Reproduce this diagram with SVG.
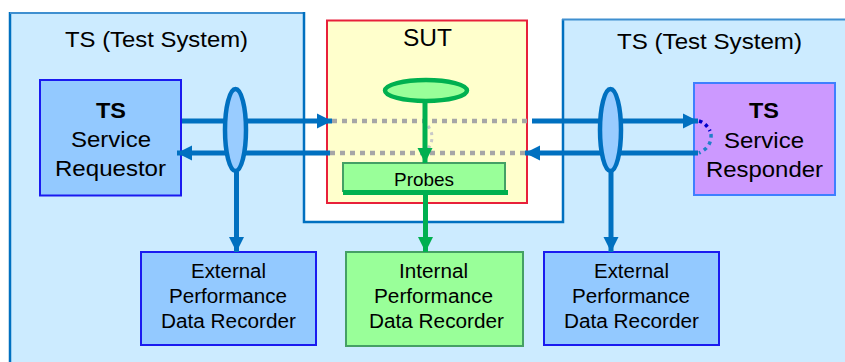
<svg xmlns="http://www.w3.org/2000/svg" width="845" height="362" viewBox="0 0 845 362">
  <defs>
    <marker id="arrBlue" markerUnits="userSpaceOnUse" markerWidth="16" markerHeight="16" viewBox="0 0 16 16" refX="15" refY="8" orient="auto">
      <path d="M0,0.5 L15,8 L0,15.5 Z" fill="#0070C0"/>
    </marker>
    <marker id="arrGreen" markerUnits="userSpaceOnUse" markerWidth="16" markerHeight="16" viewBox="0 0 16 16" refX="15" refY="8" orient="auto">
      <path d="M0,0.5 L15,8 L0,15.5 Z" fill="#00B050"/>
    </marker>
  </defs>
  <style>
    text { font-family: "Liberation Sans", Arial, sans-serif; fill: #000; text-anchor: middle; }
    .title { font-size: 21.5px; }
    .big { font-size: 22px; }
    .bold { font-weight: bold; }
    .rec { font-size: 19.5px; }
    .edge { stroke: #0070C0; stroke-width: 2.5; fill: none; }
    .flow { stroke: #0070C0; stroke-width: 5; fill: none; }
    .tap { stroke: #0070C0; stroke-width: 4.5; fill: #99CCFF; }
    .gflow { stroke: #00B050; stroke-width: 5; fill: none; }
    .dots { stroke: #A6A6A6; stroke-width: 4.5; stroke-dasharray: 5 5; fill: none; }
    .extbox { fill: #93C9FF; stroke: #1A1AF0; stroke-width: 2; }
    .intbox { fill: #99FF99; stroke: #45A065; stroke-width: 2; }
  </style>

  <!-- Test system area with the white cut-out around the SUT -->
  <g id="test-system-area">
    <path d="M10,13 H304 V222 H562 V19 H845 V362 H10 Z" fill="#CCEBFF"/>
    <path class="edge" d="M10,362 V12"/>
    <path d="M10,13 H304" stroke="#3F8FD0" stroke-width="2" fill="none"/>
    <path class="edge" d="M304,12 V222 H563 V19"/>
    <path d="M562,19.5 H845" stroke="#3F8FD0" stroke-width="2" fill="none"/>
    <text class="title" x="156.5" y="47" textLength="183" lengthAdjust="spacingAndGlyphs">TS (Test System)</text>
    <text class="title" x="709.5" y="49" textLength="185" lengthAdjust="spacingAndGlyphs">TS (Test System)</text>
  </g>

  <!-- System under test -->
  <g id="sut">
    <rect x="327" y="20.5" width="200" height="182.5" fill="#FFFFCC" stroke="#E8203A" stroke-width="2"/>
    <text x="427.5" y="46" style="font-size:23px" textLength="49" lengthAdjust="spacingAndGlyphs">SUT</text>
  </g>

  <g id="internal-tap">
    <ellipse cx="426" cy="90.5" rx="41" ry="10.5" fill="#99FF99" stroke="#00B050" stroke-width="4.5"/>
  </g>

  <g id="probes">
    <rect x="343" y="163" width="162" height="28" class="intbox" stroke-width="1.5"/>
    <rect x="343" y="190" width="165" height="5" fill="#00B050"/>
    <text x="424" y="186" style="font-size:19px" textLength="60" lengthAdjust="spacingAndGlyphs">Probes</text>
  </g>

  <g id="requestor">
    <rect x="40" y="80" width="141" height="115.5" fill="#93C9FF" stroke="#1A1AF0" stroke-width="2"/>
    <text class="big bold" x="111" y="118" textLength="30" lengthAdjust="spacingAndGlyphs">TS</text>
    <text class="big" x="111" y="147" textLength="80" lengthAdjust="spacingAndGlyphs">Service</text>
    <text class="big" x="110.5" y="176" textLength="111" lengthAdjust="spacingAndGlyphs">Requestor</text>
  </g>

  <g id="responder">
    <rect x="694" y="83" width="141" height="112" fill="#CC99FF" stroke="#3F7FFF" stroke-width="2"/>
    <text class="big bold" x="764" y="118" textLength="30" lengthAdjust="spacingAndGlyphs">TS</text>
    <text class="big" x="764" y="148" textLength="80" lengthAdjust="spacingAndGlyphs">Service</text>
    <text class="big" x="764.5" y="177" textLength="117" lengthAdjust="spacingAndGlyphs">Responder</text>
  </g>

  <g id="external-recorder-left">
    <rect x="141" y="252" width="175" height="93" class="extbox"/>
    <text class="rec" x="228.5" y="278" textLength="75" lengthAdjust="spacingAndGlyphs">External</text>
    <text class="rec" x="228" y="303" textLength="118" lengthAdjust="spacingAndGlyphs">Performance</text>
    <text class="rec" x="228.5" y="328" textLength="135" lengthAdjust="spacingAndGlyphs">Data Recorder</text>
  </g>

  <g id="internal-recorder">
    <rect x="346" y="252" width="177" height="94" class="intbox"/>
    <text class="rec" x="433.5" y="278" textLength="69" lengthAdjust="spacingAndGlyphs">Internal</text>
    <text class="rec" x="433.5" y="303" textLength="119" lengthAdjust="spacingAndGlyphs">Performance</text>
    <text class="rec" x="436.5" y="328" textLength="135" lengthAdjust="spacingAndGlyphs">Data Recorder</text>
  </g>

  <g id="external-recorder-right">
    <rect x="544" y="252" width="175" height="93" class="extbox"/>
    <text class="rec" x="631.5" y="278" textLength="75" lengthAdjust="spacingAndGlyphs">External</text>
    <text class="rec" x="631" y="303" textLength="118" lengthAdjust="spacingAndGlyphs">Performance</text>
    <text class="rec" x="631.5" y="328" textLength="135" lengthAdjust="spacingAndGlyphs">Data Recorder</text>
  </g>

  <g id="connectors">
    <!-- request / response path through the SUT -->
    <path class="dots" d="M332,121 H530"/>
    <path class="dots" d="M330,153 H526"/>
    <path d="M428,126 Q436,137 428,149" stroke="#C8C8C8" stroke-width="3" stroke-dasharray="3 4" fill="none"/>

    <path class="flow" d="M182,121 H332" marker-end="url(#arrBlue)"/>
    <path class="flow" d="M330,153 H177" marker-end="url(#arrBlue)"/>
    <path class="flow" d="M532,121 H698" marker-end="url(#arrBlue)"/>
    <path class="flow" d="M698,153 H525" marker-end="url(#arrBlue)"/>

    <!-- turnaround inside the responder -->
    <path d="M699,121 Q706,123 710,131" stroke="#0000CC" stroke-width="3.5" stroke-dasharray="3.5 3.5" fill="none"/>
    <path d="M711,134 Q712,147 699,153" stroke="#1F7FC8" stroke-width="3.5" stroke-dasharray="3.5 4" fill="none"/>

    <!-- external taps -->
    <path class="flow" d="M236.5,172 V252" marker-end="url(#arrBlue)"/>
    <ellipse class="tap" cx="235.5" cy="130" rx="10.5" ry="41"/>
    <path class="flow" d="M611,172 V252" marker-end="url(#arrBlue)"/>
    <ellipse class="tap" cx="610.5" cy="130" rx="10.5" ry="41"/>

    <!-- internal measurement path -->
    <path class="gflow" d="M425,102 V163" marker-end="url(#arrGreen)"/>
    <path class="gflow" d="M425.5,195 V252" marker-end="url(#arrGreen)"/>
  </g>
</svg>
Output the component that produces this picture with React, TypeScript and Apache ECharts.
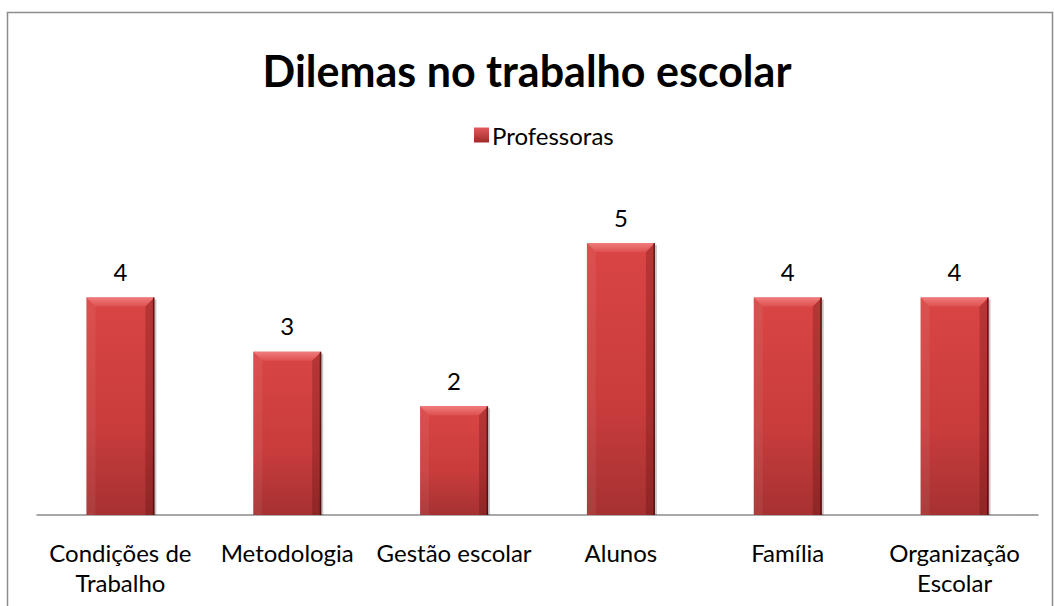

- _WHAT THE TASK ASKS_
Make a verbatim copy of all the entries and strip out the pictures.

- _ANSWER IN FULL_
Reproduce this diagram with SVG.
<svg xmlns="http://www.w3.org/2000/svg" width="845" height="362" viewBox="0 0 845 362">
  <defs>
    <marker id="arrBlue" markerUnits="userSpaceOnUse" markerWidth="16" markerHeight="16" viewBox="0 0 16 16" refX="15" refY="8" orient="auto">
      <path d="M0,0.5 L15,8 L0,15.5 Z" fill="#0070C0"/>
    </marker>
    <marker id="arrGreen" markerUnits="userSpaceOnUse" markerWidth="16" markerHeight="16" viewBox="0 0 16 16" refX="15" refY="8" orient="auto">
      <path d="M0,0.5 L15,8 L0,15.5 Z" fill="#00B050"/>
    </marker>
  </defs>
  <style>
    text { font-family: "Liberation Sans", Arial, sans-serif; fill: #000; text-anchor: middle; }
    .title { font-size: 21.5px; }
    .big { font-size: 22px; }
    .bold { font-weight: bold; }
    .rec { font-size: 19.5px; }
    .edge { stroke: #0070C0; stroke-width: 2.5; fill: none; }
    .flow { stroke: #0070C0; stroke-width: 5; fill: none; }
    .tap { stroke: #0070C0; stroke-width: 4.5; fill: #99CCFF; }
    .gflow { stroke: #00B050; stroke-width: 5; fill: none; }
    .dots { stroke: #A6A6A6; stroke-width: 4.5; stroke-dasharray: 5 5; fill: none; }
    .extbox { fill: #93C9FF; stroke: #1A1AF0; stroke-width: 2; }
    .intbox { fill: #99FF99; stroke: #45A065; stroke-width: 2; }
  </style>

  <!-- Test system area with the white cut-out around the SUT -->
  <g id="test-system-area">
    <path d="M10,13 H304 V222 H562 V19 H845 V362 H10 Z" fill="#CCEBFF"/>
    <path class="edge" d="M10,362 V12"/>
    <path d="M10,13 H304" stroke="#3F8FD0" stroke-width="2" fill="none"/>
    <path class="edge" d="M304,12 V222 H563 V19"/>
    <path d="M562,19.5 H845" stroke="#3F8FD0" stroke-width="2" fill="none"/>
    <text class="title" x="156.5" y="47" textLength="183" lengthAdjust="spacingAndGlyphs">TS (Test System)</text>
    <text class="title" x="709.5" y="49" textLength="185" lengthAdjust="spacingAndGlyphs">TS (Test System)</text>
  </g>

  <!-- System under test -->
  <g id="sut">
    <rect x="327" y="20.5" width="200" height="182.5" fill="#FFFFCC" stroke="#E8203A" stroke-width="2"/>
    <text x="427.5" y="46" style="font-size:23px" textLength="49" lengthAdjust="spacingAndGlyphs">SUT</text>
  </g>

  <g id="internal-tap">
    <ellipse cx="426" cy="90.5" rx="41" ry="10.5" fill="#99FF99" stroke="#00B050" stroke-width="4.5"/>
  </g>

  <g id="probes">
    <rect x="343" y="163" width="162" height="28" class="intbox" stroke-width="1.5"/>
    <rect x="343" y="190" width="165" height="5" fill="#00B050"/>
    <text x="424" y="186" style="font-size:19px" textLength="60" lengthAdjust="spacingAndGlyphs">Probes</text>
  </g>

  <g id="requestor">
    <rect x="40" y="80" width="141" height="115.5" fill="#93C9FF" stroke="#1A1AF0" stroke-width="2"/>
    <text class="big bold" x="111" y="118" textLength="30" lengthAdjust="spacingAndGlyphs">TS</text>
    <text class="big" x="111" y="147" textLength="80" lengthAdjust="spacingAndGlyphs">Service</text>
    <text class="big" x="110.5" y="176" textLength="111" lengthAdjust="spacingAndGlyphs">Requestor</text>
  </g>

  <g id="responder">
    <rect x="694" y="83" width="141" height="112" fill="#CC99FF" stroke="#3F7FFF" stroke-width="2"/>
    <text class="big bold" x="764" y="118" textLength="30" lengthAdjust="spacingAndGlyphs">TS</text>
    <text class="big" x="764" y="148" textLength="80" lengthAdjust="spacingAndGlyphs">Service</text>
    <text class="big" x="764.5" y="177" textLength="117" lengthAdjust="spacingAndGlyphs">Responder</text>
  </g>

  <g id="external-recorder-left">
    <rect x="141" y="252" width="175" height="93" class="extbox"/>
    <text class="rec" x="228.5" y="278" textLength="75" lengthAdjust="spacingAndGlyphs">External</text>
    <text class="rec" x="228" y="303" textLength="118" lengthAdjust="spacingAndGlyphs">Performance</text>
    <text class="rec" x="228.5" y="328" textLength="135" lengthAdjust="spacingAndGlyphs">Data Recorder</text>
  </g>

  <g id="internal-recorder">
    <rect x="346" y="252" width="177" height="94" class="intbox"/>
    <text class="rec" x="433.5" y="278" textLength="69" lengthAdjust="spacingAndGlyphs">Internal</text>
    <text class="rec" x="433.5" y="303" textLength="119" lengthAdjust="spacingAndGlyphs">Performance</text>
    <text class="rec" x="436.5" y="328" textLength="135" lengthAdjust="spacingAndGlyphs">Data Recorder</text>
  </g>

  <g id="external-recorder-right">
    <rect x="544" y="252" width="175" height="93" class="extbox"/>
    <text class="rec" x="631.5" y="278" textLength="75" lengthAdjust="spacingAndGlyphs">External</text>
    <text class="rec" x="631" y="303" textLength="118" lengthAdjust="spacingAndGlyphs">Performance</text>
    <text class="rec" x="631.5" y="328" textLength="135" lengthAdjust="spacingAndGlyphs">Data Recorder</text>
  </g>

  <g id="connectors">
    <!-- request / response path through the SUT -->
    <path class="dots" d="M332,121 H530"/>
    <path class="dots" d="M330,153 H526"/>
    <path d="M428,126 Q436,137 428,149" stroke="#C8C8C8" stroke-width="3" stroke-dasharray="3 4" fill="none"/>

    <path class="flow" d="M182,121 H332" marker-end="url(#arrBlue)"/>
    <path class="flow" d="M330,153 H177" marker-end="url(#arrBlue)"/>
    <path class="flow" d="M532,121 H698" marker-end="url(#arrBlue)"/>
    <path class="flow" d="M698,153 H525" marker-end="url(#arrBlue)"/>

    <!-- turnaround inside the responder -->
    <path d="M699,121 Q706,123 710,131" stroke="#0000CC" stroke-width="3.5" stroke-dasharray="3.5 3.5" fill="none"/>
    <path d="M711,134 Q712,147 699,153" stroke="#1F7FC8" stroke-width="3.5" stroke-dasharray="3.5 4" fill="none"/>

    <!-- external taps -->
    <path class="flow" d="M236.5,172 V252" marker-end="url(#arrBlue)"/>
    <ellipse class="tap" cx="235.5" cy="130" rx="10.5" ry="41"/>
    <path class="flow" d="M611,172 V252" marker-end="url(#arrBlue)"/>
    <ellipse class="tap" cx="610.5" cy="130" rx="10.5" ry="41"/>

    <!-- internal measurement path -->
    <path class="gflow" d="M425,102 V163" marker-end="url(#arrGreen)"/>
    <path class="gflow" d="M425.5,195 V252" marker-end="url(#arrGreen)"/>
  </g>
</svg>
Output the component that produces this picture with React, TypeScript and Apache ECharts.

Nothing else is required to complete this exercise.